# open/closed intervals

• December 6th 2011, 11:00 PM
Jskid
open/closed intervals
Find $A^c$ with respect to U=R in the following case. $A=(1, \infty) \cup (- \infty, -2]$

The answer is $( - \infty , a] \cup [b, \infty)$ How do you know if it's an open interval or a closed interval?
• December 6th 2011, 11:08 PM
Annatala
Re: open/closed intervals
Since open sets do not contain their boundary, their compliment must contain all points that are in the boundary of the original set (where open) and not contain the boundary when it's there (when closed).

Think of the interval as a set of points. Note that -2 is in A and 1 is not in A. This means $A^c$ must contain -2, but can't contain 1.

Your answer is not correct. The answer is $(-2, 1]$. -2 can't be in $A^c$ because it's in $A$. 1 must be in $A^c$ because it isn't in $A$. Is that clear? The compliment is just the set of points that aren't in its base.
• December 6th 2011, 11:25 PM
Jskid
Re: open/closed intervals
Yes that is clear, just one point is not. Why must it be an open interval for $+ \infty, - \infty$?
• December 6th 2011, 11:40 PM
Annatala
Re: open/closed intervals
Quote:

Originally Posted by Jskid
Yes that is clear, just one point is not. Why must it be an open interval for $+ \infty, - \infty$?
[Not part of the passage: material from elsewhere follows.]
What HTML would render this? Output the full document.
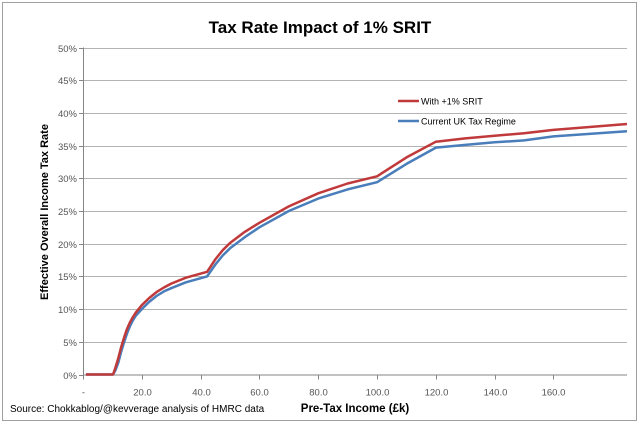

You were told that you were only dealing with real numbers, and $+ \infty$ and $-\infty$ are not real numbers. Therefore they are neither in A, nor its compliment.
• December 7th 2011, 02:39 AM
emakarov
Re: open/closed intervals
Quote:

Originally Posted by Jskid
Why must it be an open interval for $+ \infty, - \infty$?

What does "to be an open interval for" mean? I also assume you mean $(-\infty,+ \infty)$. Finally, this question is not related to the problem in the OP, is it?
• December 7th 2011, 08:38 AM
Annatala
Re: open/closed intervals
Quote:

Originally Posted by emakarov
What does "to be an open interval for" mean? I also assume you mean $(-\infty,+ \infty)$. Finally, this question is not related to the problem in the OP, is it?

They mean that infinity always appears as an open interval, I presume. Unless you're using the extended real line (which adds one extra point for each of $-\infty$ and $+\infty$), those values are not real numbers and as such they cannot be in the compliment.

Another way of saying that: the real line has no greatest or least element. It cannot be both closed and unbounded at the same time in the same direction, so "infinity" will never appear as the closed endpoint of an interval on the real numbers.